Ed ecco come si è arrivati all’attuale situazione caotica. Ora bisogna mettere un punto fermo. Tenendo presente però che il pluralismo è un valore costituzionale e l’articolo 21 della Costituzione va difeso sempre e non a intermittenza. Un noto blogger del “Il Fatto quotidiano”, Vincenzo Iurrillo, ha preso una posizione contro corrente difendendo questi finanziamenti, argomentando che in realtà in Italia un libero mercato dei giornali e dell’informazione non esiste.
.. La richiesta di varare i criteri di erogazione ancorandoli alle due categorie rigorose del numero degli occupati contrattualizzati e il rapporto percentuale tra tiratura, diffusione e vendita mi sembra la soluzione giusta. Ho letto anche io quell’articolo di Iurrillo dello scorso 17 dicembre e convengo con il paragone con il calcio scommesse: non è che si può abolire il campionato di calcio, magari si puniscono le squadre e i giocatori.

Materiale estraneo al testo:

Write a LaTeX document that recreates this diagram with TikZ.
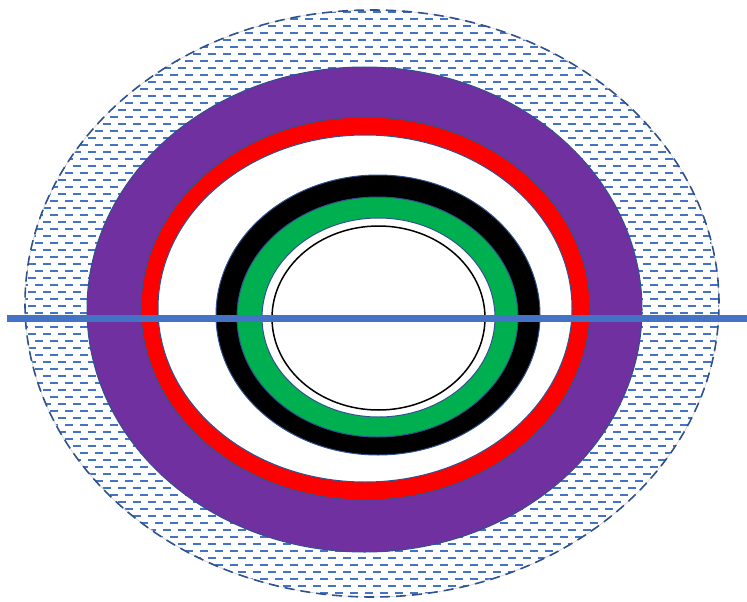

Cosa potrebbe cambiare ancora in una vera riforma del settore? Si dovrebbe aggredire anche il tabù della raccolta pubblicitaria. In un clima di liberalizzazioni e di guerra alle lobbies che immobilizzano il paese, io penso che il governo Monti potrebbe benissimo non guardare più in faccia nemmeno a quella pubblicitaria.
Quindi bisognerebbe fare un vero e proprio anti trust sulla pubblicità, con una norma di riequilibrio che possa dare risorse in più alla carta stampata. Altrimenti come potremo uscire più da questa sorta di incubo per cui ogni sei mesi nostre delegazioni politiche miste composte da politici come il sottoscritto, Giulietti, Gentiloni e pochi altri ancora, insieme a alcuni direttori dei giornali interessati, sono obbligati recarsi in pellegrinaggio elemosinante a palazzo Chigi per chiedere “per cortesia non sopprimete il fondo per l’editoria”.
Per non parlare dei rapporti con le banche? Ma certo questo fondo deve diventare stabile, molto più rigoroso, con criteri di assegnazione certi e trasparenti, se un singolo chiedesse un mutuo e ogni sei mesi il suo stipendio venisse tagliato la banca a un certo punto chiederebbe il rientro immediato e anche questo è un problema.
E dico di più: una volta portati questi aggiustamenti per cortesia non si parli più in maniera così demagogica di “soppressione del fondo per l’editoria”. Mi sembra un po’ la stessa cosa che è successa con il Fondo unico per lo spettacolo: a causa di alcuni scandali qualche ministro ha pensato bene di farsi bello e di tagliare in maniera selvaggia il Fus, magari anche per dare un segnale, una strizzata d’occhio, alle piazze dell’antipolitica.
Torniamo, dalla filosofia e dalla storia, alla cronaca di questi giorni. I soldi per il 2011, quegli 80 o 100 milioni di euro che mancano a garantire la stessa erogazione che per il 2010, dove si pensa di prenderli? Nell’emendamento che ripresenteremo in aula al Senato, allorché il “milleproroghe” riprenderà il proprio corso, abbiamo individuato una serie di rivoli di spesa che possono essere razionalizzati e da cui si fa presto a fare spuntare cento milioni di euro per la tutela del pluralismo editoriale e dell’occupazione.
Se non fosse possibile abbiamo già chiesto al sottosegretario Paolo Peluffo, che è la persona giusta al posto giusto in questo momento, di attivarsi per un decreto della presidenza del consiglio dei ministri affinché sia sbloccato l’ex fondo Letta, adesso Monti, che contiene anche una voce per il sostegno all’editoria grazie a un emendamento bipartisan che passò nell’ultima finanziaria di Tremonti nello scorso agosto.
Inoltre c’è la vexata quaestio dell’Iva dei giocattoli e delle cianfrusaglie di ogni tipo, gadget et similaria, venduti in edicola: perché deve essere agevolata come quella dei prodotti editoriali?